Set exercise:
Print exactly the lines running from the one that holds "Generate a web" through the one that holds "const yTicks = [0.4, 0.42, 0.44, 0.46, 0.48, 0.5, 0.52];", please, and leave the pictures out.

Figure scripts
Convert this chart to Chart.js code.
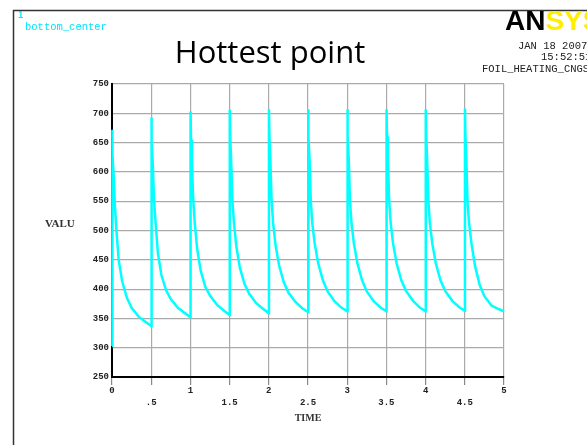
<!DOCTYPE html>
<html>
<head>
<meta charset="utf-8">
<script src="https://cdn.jsdelivr.net/npm/chart.js@4/dist/chart.umd.min.js"></script>
<style>
  html, body { margin: 0; padding: 0; background: #fff; }
  #wrap { position: relative; width: 587px; height: 445px; overflow: hidden; }
</style>
</head>
<body>
<div id="wrap"><canvas id="plot" width="587" height="445"></canvas></div>
<script>
// --- data (bottom_center node) ---
const time = [
  0,
  0.002, 0.008, 0.02, 0.035, 0.055, 0.085, 0.13, 0.19, 0.25, 0.34, 0.43, 0.5,
  0.502, 0.508, 0.52, 0.535, 0.555, 0.585, 0.63, 0.69, 0.75, 0.84, 0.93, 1.0,
  1.002, 1.008, 1.02, 1.035, 1.055, 1.085, 1.13, 1.19, 1.25, 1.34, 1.43, 1.5,
  1.502, 1.508, 1.52, 1.535, 1.555, 1.585, 1.63, 1.69, 1.75, 1.84, 1.93, 2.0,
  2.002, 2.008, 2.02, 2.035, 2.055, 2.085, 2.13, 2.19, 2.25, 2.34, 2.43, 2.5,
  2.502, 2.508, 2.52, 2.535, 2.555, 2.585, 2.63, 2.69, 2.75, 2.84, 2.93, 3.0,
  3.002, 3.008, 3.02, 3.035, 3.055, 3.085, 3.13, 3.19, 3.25, 3.34, 3.43, 3.5,
  3.502, 3.508, 3.52, 3.535, 3.555, 3.585, 3.63, 3.69, 3.75, 3.84, 3.93, 4.0,
  4.002, 4.008, 4.02, 4.035, 4.055, 4.085, 4.13, 4.19, 4.25, 4.34, 4.43, 4.5,
  4.502, 4.508, 4.52, 4.535, 4.555, 4.585, 4.63, 4.69, 4.75, 4.84, 4.93, 5.0
];
const valu = [
  303,
  672, 630, 598, 548, 503, 450, 413, 385, 368, 353, 344, 337,
  693, 650, 615, 555, 515, 462, 424, 398, 383, 368, 359, 352,
  703, 655, 618, 555, 514, 470, 432, 404, 389, 373, 363, 356,
  706, 658, 620, 553, 514, 474, 437, 409, 392, 376, 366, 359,
  707, 660, 620, 553, 513, 476, 441, 412, 394, 378, 367, 361,
  707, 660, 620, 552, 512, 478, 444, 415, 396, 379, 368, 362,
  707, 660, 620, 552, 512, 478, 444, 415, 396, 379, 368, 362,
  707, 661, 620, 552, 512, 478, 444, 415, 397, 380, 368, 362,
  707, 661, 620, 552, 512, 478, 444, 415, 397, 380, 369, 363,
  708, 662, 620, 548, 512, 478, 440, 407, 388, 372, 366, 362
];
const xTicks = [0, 0.5, 1, 1.5, 2, 2.5, 3, 3.5, 4, 4.5, 5];
const yTicks = [250, 300, 350, 400, 450, 500, 550, 600, 650, 700, 750];
const xTickLabels = ['0', '.5', '1', '1.5', '2', '2.5', '3', '3.5', '4', '4.5', '5'];

const points = time.map((t, i) => ({ x: t, y: valu[i] }));

// page furniture of the ANSYS window: frame, logo, date stamp, window labels
const ansysDecor = {
    id: 'ansysDecor',
    beforeDraw(chart) {
        const ctx = chart.ctx;
        ctx.save();
        ctx.fillStyle = '#fff';
        ctx.fillRect(0, 0, chart.width, chart.height);
        ctx.restore();
    },
    afterDraw(chart) {
        const ctx = chart.ctx;
        ctx.save();
        // outer window frame
        ctx.strokeStyle = '#333';
        ctx.lineWidth = 1.5;
        ctx.beginPath();
        ctx.moveTo(13.5, chart.height);
        ctx.lineTo(13.5, 10.5);
        ctx.lineTo(chart.width, 10.5);
        ctx.stroke();

        // window number + node name
        ctx.fillStyle = '#00e5ff';
        ctx.textBaseline = 'middle';
        ctx.font = 'bold 9px "DejaVu Sans Mono"';
        ctx.fillText('1', 18, 16);
        ctx.font = '10.5px "Liberation Mono"';
        ctx.fillText('bottom_center', 25, 27);

        // slide title
        ctx.fillStyle = '#000';
        ctx.font = '31px "Open Sans"';
        ctx.textAlign = 'center';
        ctx.fillText('Hottest point', 270, 54);

        // logo
        ctx.textAlign = 'left';
        ctx.font = 'bold 28px "Liberation Sans"';
        ctx.fillStyle = '#000';
        ctx.fillText('AN', 505, 22);
        const w = ctx.measureText('AN').width;
        ctx.fillStyle = '#ffee00';
        ctx.fillText('SYS', 505 + w, 22);

        // date / time / jobname
        ctx.fillStyle = '#222';
        ctx.font = '10.5px "Liberation Mono"';
        ctx.fillText('JAN 18 2007', 518, 46);
        ctx.fillText('15:52:51', 541, 57);
        ctx.fillText('FOIL_HEATING_CNGS', 482, 69);

        // y axis name, horizontal as in ANSYS
        ctx.font = 'bold 11px "Liberation Serif"';
        ctx.fillStyle = '#333';
        ctx.fillText('VALU', 45, 224);
        ctx.restore();
    }
};

const tickFont = { family: 'Liberation Mono', size: 9, weight: 'bold', lineHeight: 1.333 };

new Chart(document.getElementById('plot').getContext('2d'), {
    type: 'line',
    data: {
        datasets: [{
            label: 'VALU',
            data: points,
            borderColor: '#00ffff',
            borderWidth: 2.5,
            pointRadius: 0,
            tension: 0,
            fill: false,
            clip: 6
        }]
    },
    options: {
        responsive: false,
        animation: false,
        layout: { padding: { left: 0, right: 83, top: 84, bottom: 0 } },
        plugins: {
            legend: { display: false },
            tooltip: { enabled: false }
        },
        scales: {
            x: {
                type: 'linear',
                min: 0,
                max: 5,
                afterFit: function (scale) { scale.height = 68; },
                afterBuildTicks: function (scale) { scale.ticks = xTicks.map(v => ({ value: v })); },
                border: { color: '#000', width: 2 },
                grid: { color: '#aaa', lineWidth: 1.2, tickLength: 8, tickColor: '#888' },
                ticks: {
                    color: '#222',
                    font: tickFont,
                    padding: 0,
                    maxRotation: 0,
                    autoSkip: false,
                    callback: function (value) {
                        const i = xTicks.indexOf(value);
                        const txt = i >= 0 ? xTickLabels[i] : '';
                        // ANSYS staggers the half-step labels onto a second row
                        return i % 2 === 1 ? ['', txt] : [txt];
                    }
                },
                title: {
                    display: true,
                    text: 'TIME',
                    color: '#333',
                    font: { family: 'Liberation Serif', size: 10, weight: 'bold' },
                    padding: { top: 0, bottom: 21 }
                }
            },
            y: {
                type: 'linear',
                min: 250,
                max: 750,
                afterFit: function (scale) { scale.width = 112; },
                afterBuildTicks: function (scale) { scale.ticks = yTicks.map(v => ({ value: v })); },
                border: { color: '#000', width: 2 },
                grid: { color: '#aaa', lineWidth: 1.2, drawTicks: false },
                ticks: {
                    color: '#222',
                    font: tickFont,
                    padding: 3,
                    callback: function (value) { return String(value); }
                }
            }
        }
    },
    plugins: [ansysDecor]
});
</script>
</body>
</html>
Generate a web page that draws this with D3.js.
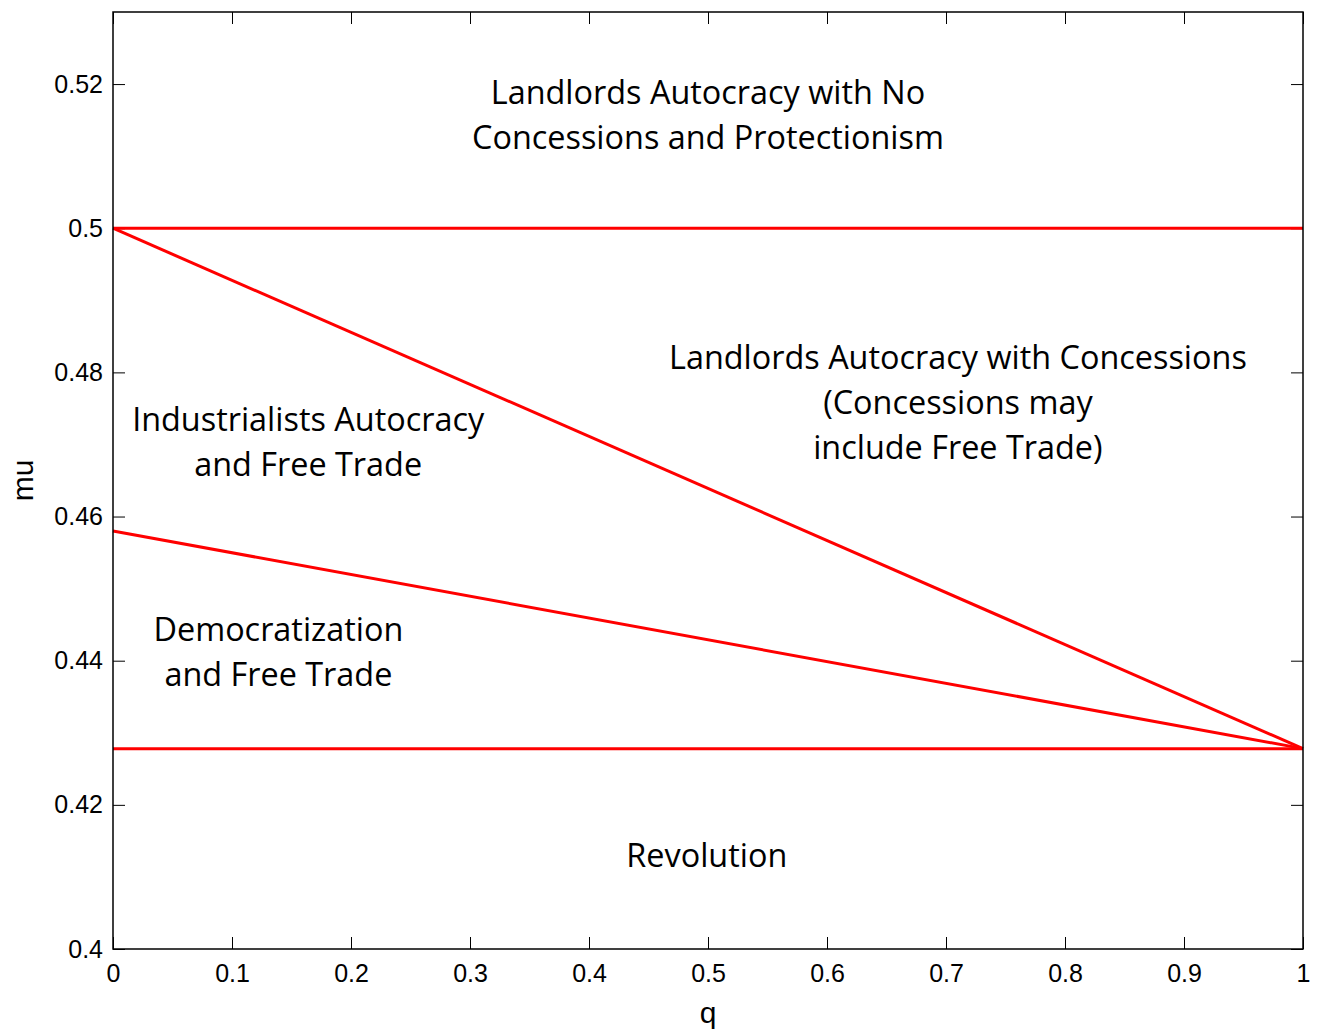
<!DOCTYPE html>
<html>
<head>
<meta charset="utf-8">
<script src="https://cdn.jsdelivr.net/npm/d3@7"></script>
<style>
  body { margin: 0; background: #fff; }
  svg { display: block; }
</style>
</head>
<body>
<script>
// boundary lines, each from q=0 to q=1
const lineNames = ["top", "diag", "lower", "bottom"];
const lineStart = [0.5, 0.5, 0.458, 0.4278];
const lineEnd = [0.5, 0.4278, 0.4278, 0.4278];

const xTicks = [0, 0.1, 0.2, 0.3, 0.4, 0.5, 0.6, 0.7, 0.8, 0.9, 1];
const yTicks = [0.4, 0.42, 0.44, 0.46, 0.48, 0.5, 0.52];

// region labels (position of first text line centre)
const labelLines = [
  ["Landlords Autocracy with No", "Concessions and Protectionism"],
  ["Landlords Autocracy with Concessions", "(Concessions may", "include Free Trade)"],
  ["Industrialists Autocracy", "and Free Trade"],
  ["Democratization", "and Free Trade"],
  ["Revolution"]
];
const labelQ = [0.5, 0.71, 0.164, 0.139, 0.499];
const labelMu = [0.5188, 0.482, 0.4734, 0.4443, 0.413];

const width = 1317, height = 1030;
const margin = {top: 12, right: 14, bottom: 81, left: 113};

const svg = d3.select("body").append("svg")
  .attr("width", width)
  .attr("height", height);

const x = d3.scaleLinear().domain([0, 1]).range([margin.left, width - margin.right]);
const y = d3.scaleLinear().domain([0.4, 0.53]).range([height - margin.bottom, margin.top]);

const tickFont = "'Liberation Sans', Arial, sans-serif";

// axes with inward ticks, mirrored on top/right
svg.append("g")
  .attr("transform", `translate(0,${y(0.4)})`)
  .call(d3.axisBottom(x).tickValues(xTicks).tickSize(-12).tickPadding(15).tickFormat(d3.format("")))
  .call(g => g.select(".domain").remove());
svg.append("g")
  .attr("transform", `translate(0,${y(0.53)})`)
  .call(d3.axisTop(x).tickValues(xTicks).tickSize(-12).tickFormat(""))
  .call(g => g.select(".domain").remove());
svg.append("g")
  .attr("transform", `translate(${x(0)},0)`)
  .call(d3.axisLeft(y).tickValues(yTicks).tickSize(-12).tickPadding(10).tickFormat(d3.format("")))
  .call(g => g.select(".domain").remove());
svg.append("g")
  .attr("transform", `translate(${x(1)},0)`)
  .call(d3.axisRight(y).tickValues(yTicks).tickSize(-12).tickFormat(""))
  .call(g => g.select(".domain").remove());

svg.selectAll(".tick line").attr("stroke", "#000").attr("stroke-width", 1);
svg.selectAll(".tick text")
  .attr("font-family", tickFont)
  .attr("font-size", 25)
  .attr("fill", "#000");

// red boundaries
svg.selectAll("line.bound")
  .data(lineNames)
  .join("line")
  .attr("class", "bound")
  .attr("x1", x(0))
  .attr("x2", x(1))
  .attr("y1", (d, i) => y(lineStart[i]))
  .attr("y2", (d, i) => y(lineEnd[i]))
  .attr("stroke", "#ff0000")
  .attr("stroke-width", 3)
  .attr("stroke-linecap", "butt");

// box
svg.append("rect")
  .attr("x", x(0))
  .attr("y", y(0.53))
  .attr("width", x(1) - x(0))
  .attr("height", y(0.4) - y(0.53))
  .attr("fill", "none")
  .attr("stroke", "#000")
  .attr("stroke-width", 1.5);

// region labels
const labels = svg.selectAll("text.region")
  .data(labelLines)
  .join("text")
  .attr("class", "region")
  .attr("font-family", "'Open Sans', sans-serif")
  .attr("font-size", 32.4)
  .attr("text-anchor", "middle")
  .attr("fill", "#000");

labels.selectAll("tspan")
  .data((d, i) => d.map((t, j) => ({t, j, i})))
  .join("tspan")
  .attr("x", d => x(labelQ[d.i]))
  .attr("y", d => y(labelMu[d.i]) + d.j * 45)
  .attr("dy", "0.35em")
  .text(d => d.t);

// axis titles
svg.append("text")
  .attr("x", x(0.5))
  .attr("y", 1012)
  .attr("dy", "0.35em")
  .attr("text-anchor", "middle")
  .attr("font-family", tickFont)
  .attr("font-size", 30)
  .text("q");

svg.append("text")
  .attr("transform", `translate(22,${y(0.465)}) rotate(-90)`)
  .attr("dy", "0.35em")
  .attr("text-anchor", "middle")
  .attr("font-family", tickFont)
  .attr("font-size", 30)
  .text("mu");
</script>
</body>
</html>
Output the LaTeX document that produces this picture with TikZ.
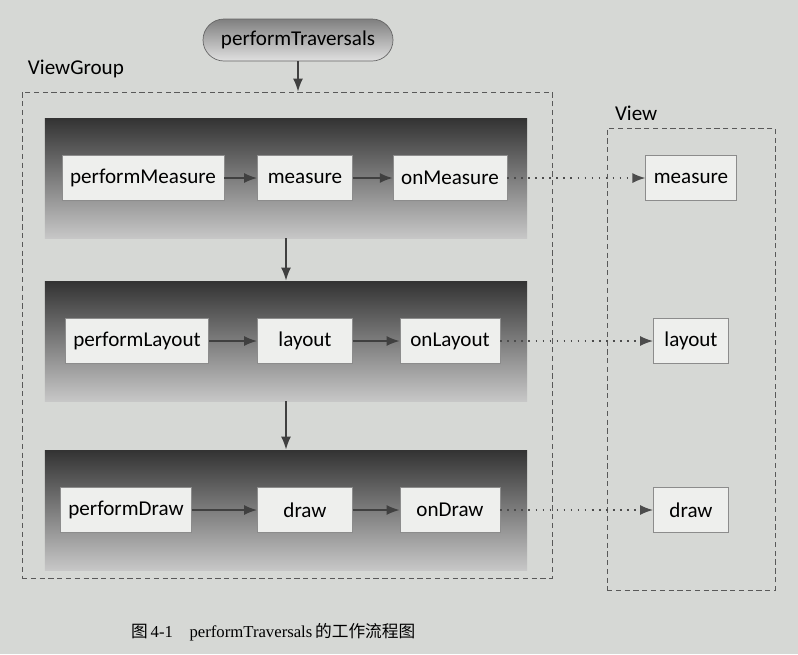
\documentclass[tikz,border=0pt]{standalone}
\usepackage{fontspec}
\setmainfont{Carlito}
\newfontfamily\capfont{Liberation Serif}
\newfontfamily\cjk{Noto Sans CJK SC}
\usetikzlibrary{arrows.meta,positioning}
\definecolor{paper}{RGB}{214,216,213}
\definecolor{boxfill}{RGB}{238,239,237}

\begin{document}
\begin{tikzpicture}[x=0.2mm,y=-0.2mm,
        font=\fontsize{12}{14}\selectfont,
        callbox/.style={draw=black!45,fill=boxfill,minimum height=9mm,inner xsep=1.6mm},
        band/.style={top color=black!80,middle color=black!45,bottom color=black!22,
                minimum width=96.4mm,minimum height=24mm},
        frame/.style={draw=black!65,dash pattern=on 3pt off 2pt},
        flow/.style={-{Latex[length=2.6mm,width=2mm]},line width=1pt,draw=black!75},
        hook/.style={-{Latex[length=2.6mm,width=2mm]},line width=1pt,
                dash pattern=on 1pt off 3pt,draw=black!70}]

        % page
        \useasboundingbox[fill=paper] (0,0) rectangle (798,654);

        % the two dashed frames
        \node[frame,minimum width=106mm,minimum height=97.2mm] (vg) at (287,335) {};
        \node[frame,minimum width=33.6mm,minimum height=92.4mm] (v) at (691,359) {};
        \node[anchor=south west,inner sep=0] (vgLabel) at ([xshift=1.2mm,yshift=2.6mm]vg.north west) {ViewGroup};
        \node[anchor=south west,inner sep=0] (vLabel) at ([xshift=1.6mm,yshift=1.4mm]v.north west) {View};

        % entry point
        \node[draw=black!60,top color=black!50,bottom color=black!12,rounded corners=4.2mm,
                minimum width=38mm,minimum height=8.4mm] (pt) at (298,40) {performTraversals};
        \draw[flow] (pt.south) -- (pt.south |- vg.north);

        % the three stages
        \foreach \y/\x/\a/\b/\c in {178/143/Measure/measure/meas,341/137/Layout/layout/lay,510/126/Draw/draw/drw} {
                \node[band] (band\c) at (286,\y) {};
                \node[callbox] (perf\c) at (\x,\y) {perform\a};
                \node[callbox,minimum width=19mm] (mid\c) at (305,\y) {\b};
                \node[callbox,minimum width=20mm] (on\c) at (450,\y) {on\a};
                \node[callbox,minimum width=15mm] (view\c) at (691,\y) {\b};
                \draw[flow] (perf\c) -- (mid\c);
                \draw[flow] (mid\c) -- (on\c);
                \draw[hook] (on\c) -- (view\c);
        }
        \draw[flow] (bandmeas.south) -- (bandlay.north);
        \draw[flow] (bandlay.south) -- (banddrw.north);

        % caption
        \node[anchor=west,font=\capfont\fontsize{9.5}{11}\selectfont] (cap) at (125,632)
                {{\cjk 图}\,4-1\quad performTraversals\,{\cjk 的工作流程图}};
\end{tikzpicture}
\end{document}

Full output:
Generate a web page that draws this with D3.js.
<!DOCTYPE html>
<html>
<head>
<meta charset="utf-8">
<script src="https://cdn.jsdelivr.net/npm/d3@7"></script>
<style>
  body { margin: 0; background: #fff; }
  svg { display: block; }
</style>
</head>
<body>
<script>
// boundary lines, each from q=0 to q=1
const lineNames = ["top", "diag", "lower", "bottom"];
const lineStart = [0.5, 0.5, 0.458, 0.4278];
const lineEnd = [0.5, 0.4278, 0.4278, 0.4278];

const xTicks = [0, 0.1, 0.2, 0.3, 0.4, 0.5, 0.6, 0.7, 0.8, 0.9, 1];
const yTicks = [0.4, 0.42, 0.44, 0.46, 0.48, 0.5, 0.52];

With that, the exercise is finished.